I have to consciously avoid that instinct, keep waking myself up from it whenever I doze off.

 

So anyway, that’s where I’ve been lately, thanking my lucky stars that this time of year especially, ice hockey is as much a physical relief (God bless air conditioning) as mental salve, and the rest of the time just trying to keep my emotions on manual override instead of default grouch. Like I need the extra incentive to be neurotic.

 

I’d like to stop thinking about thinking, y’see, but I don’t trust my brain to stay on course if left unsupervised.

 

I guess I think of a routine as ideal—like, if only I could just find the right routine, I could lock it in and cruise. But even if I weren’t constantly reevaluating my routine, summertime seems to sap all my momentum anyway.
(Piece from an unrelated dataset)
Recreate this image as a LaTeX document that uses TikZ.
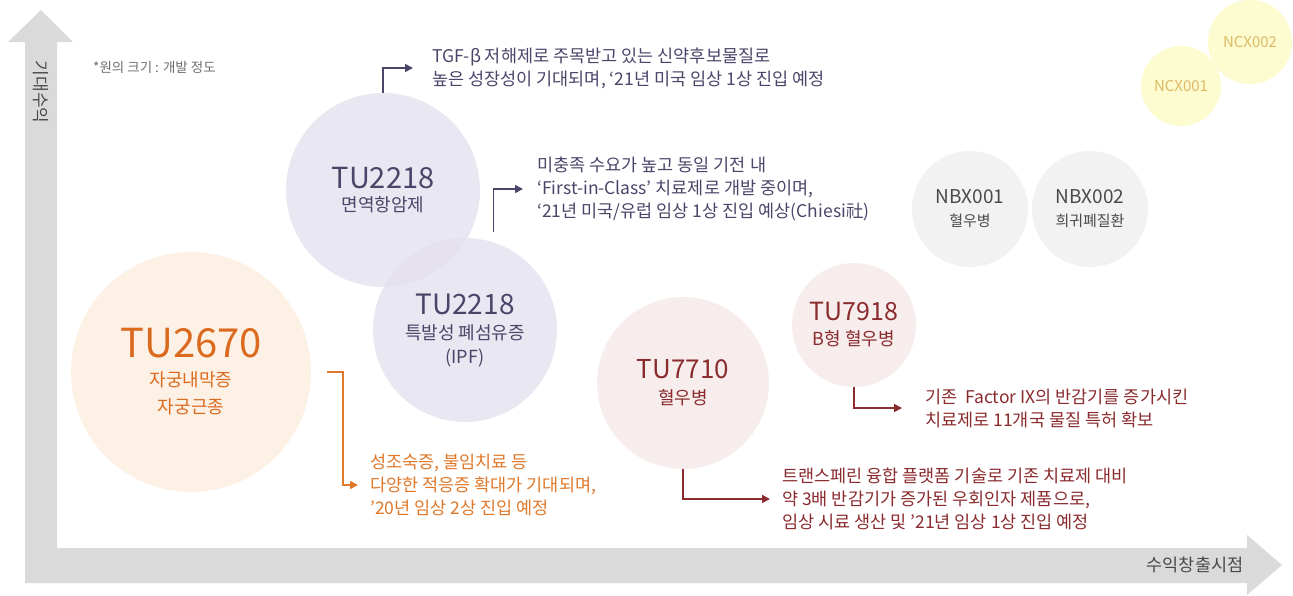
\documentclass[tikz,border=0pt]{standalone}
\usepackage{fontspec}
\setmainfont{Noto Sans CJK KR}
\usetikzlibrary{arrows.meta}
\definecolor{axisgray}{HTML}{DADADA}
\definecolor{orangetxt}{HTML}{DC6A1E}
\definecolor{orangeline}{HTML}{E0782A}
\definecolor{orangefill}{HTML}{FDF1E6}
\definecolor{purpletxt}{HTML}{4B4569}
\definecolor{purplefill}{HTML}{E4E1ED}
\definecolor{redtxt}{HTML}{8A2B2E}
\definecolor{pinkfill}{HTML}{F8EDED}
\definecolor{grayfill}{HTML}{F2F2F2}
\definecolor{graytxt}{HTML}{4A4A4A}
\definecolor{yellowfill}{HTML}{FDFBD0}
\definecolor{yellowtxt}{HTML}{DDBB66}

\tikzset{
  pipe/.style={circle, inner sep=0pt, align=center},
  note/.style={anchor=west, inner sep=0pt, align=left, font=\fontsize{17.5}{23}\selectfont},
  link/.style={line width=1.6pt, -{Triangle[length=8pt,width=8pt]}},
}

\begin{document}
\begin{tikzpicture}[x=1pt,y=-1pt]
\useasboundingbox (0,0) rectangle (1293,595);
\fill[axisgray] (25,583) -- (25,42) -- (8,42) -- (41,10) -- (73,42) -- (57,42) -- (57,548)
  -- (1247,548) -- (1247,535) -- (1282,565) -- (1247,595) -- (1247,583) -- cycle;
\node[rotate=-90, text=graytxt, font=\fontsize{17}{17}\selectfont] (ylab) at (41,92) {기대수익};
\node[text=graytxt, font=\fontsize{17.5}{17.5}\selectfont] (xlab) at (1195,565) {수익창출시점};
\node[anchor=west, inner sep=0pt, text=graytxt!80, font=\fontsize{13.5}{13.5}\selectfont] (legend) at (93,67) {*원의 크기 : 개발 정도};

\node[pipe, fill=orangefill, minimum size=240pt, text=orangetxt, font=\fontsize{18}{27}\selectfont] (endo) at (191,372)
  {\fontsize{40}{40}\selectfont TU2670\\[2pt]자궁내막증\\자궁근종};
\node[pipe, fill=purplefill, fill opacity=0.8, text opacity=1, minimum size=194pt, text=purpletxt,
  font=\fontsize{18}{23}\selectfont] (io) at (383,190)
  {\fontsize{29}{29}\selectfont TU2218\\면역항암제};
\node[pipe, fill=purplefill, fill opacity=0.8, text opacity=1, minimum size=184pt, text=purpletxt,
  font=\fontsize{18}{24}\selectfont] (ipf) at (465,330)
  {\fontsize{28}{28}\selectfont TU2218\\[1pt]특발성 폐섬유증\\(IPF)};
\node[pipe, fill=pinkfill, minimum size=172pt, text=redtxt, font=\fontsize{18}{26}\selectfont] (hemo) at (683,383)
  {\fontsize{26}{26}\selectfont TU7710\\혈우병};
\node[pipe, fill=pinkfill, minimum size=124pt, text=redtxt, font=\fontsize{18}{25}\selectfont] (hemob) at (854,325)
  {\fontsize{25}{25}\selectfont TU7918\\B형 혈우병};
\node[pipe, fill=grayfill, minimum size=116pt, text=graytxt, font=\fontsize{15}{23}\selectfont] (nbxa) at (970,209)
  {\fontsize{19}{19}\selectfont NBX001\\혈우병};
\node[pipe, fill=grayfill, minimum size=116pt, text=graytxt, font=\fontsize{15}{23}\selectfont] (nbxb) at (1090,209)
  {\fontsize{19}{19}\selectfont NBX002\\희귀폐질환};
\node[pipe, fill=yellowfill, minimum size=80pt, text=yellowtxt, font=\fontsize{15}{15}\selectfont] (ncxa) at (1181,86) {NCX001};
\node[pipe, fill=yellowfill, minimum size=84pt, text=yellowtxt, font=\fontsize{15}{15}\selectfont] (ncxb) at (1250,42) {NCX002};

\node[note, text=purpletxt] (iotxt) at (432,68)
  {TGF-β 저해제로 주목받고 있는 신약후보물질로\\높은 성장성이 기대되며, ‘21년 미국 임상 1상 진입 예정};
\node[note, text=purpletxt] (ipftxt) at (537,189)
  {미충족 수요가 높고 동일 기전 내\\‘First-in-Class’ 치료제로 개발 중이며,\\‘21년 미국/유럽 임상 1상 진입 예상(Chiesi社)};
\node[note, text=orangeline] (endotxt) at (370,485)
  {성조숙증, 불임치료 등\\다양한 적응증 확대가 기대되며,\\’20년 임상 2상 진입 예정};
\node[note, text=redtxt] (hemobtxt) at (925,408)
  {기존 \ Factor IX의 반감기를 증가시킨\\치료제로 11개국 물질 특허 확보};
\node[note, text=redtxt] (hemotxt) at (782,499)
  {트랜스페린 융합 플랫폼 기술로 기존 치료제 대비\\약 3배 반감기가 증가된 우회인자 제품으로,\\임상 시료 생산 및 ’21년 임상 1상 진입 예정};

\draw[link, purpletxt] (io.north) |- ([xshift=-19pt]iotxt.west);
\draw[link, purpletxt] ([yshift=10pt]ipf.72) |- ([xshift=-14pt]ipftxt.west);
\draw[link, orangeline] ([xshift=16pt]endo.east) -- ++(16,0) |- ([xshift=-12pt]endotxt.west);
\draw[link, redtxt] (hemob.south) |- ([xshift=-23pt]hemobtxt.west);
\draw[link, redtxt] (hemo.south) |- ([xshift=-12pt]hemotxt.west);
\end{tikzpicture}
\end{document}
And I can’t tell if sitting on my couch and catching up on my backlog of Rolling Stone issues is an improvement on the routine, or just surrendering to summertime inertia.

 

In my life’s metronome, Sunday hockey is the primary beat, with workdays the unrelenting eighth notes, and Saturday a dramatic rest. (This is, what, 4/7 time or something?) And over those beats you improvise a tune or go back to your refrain, measure after measure, week after week. I like the music and all, but you can drive yourself crazy if you don’t vary the volume, constantly adjusting notes, when trying to rise above the din only contributes to its monotony. Some summer days, it feels like the most soothing song would be nothing but a steady tick…tock in an otherwise quiet, dark room.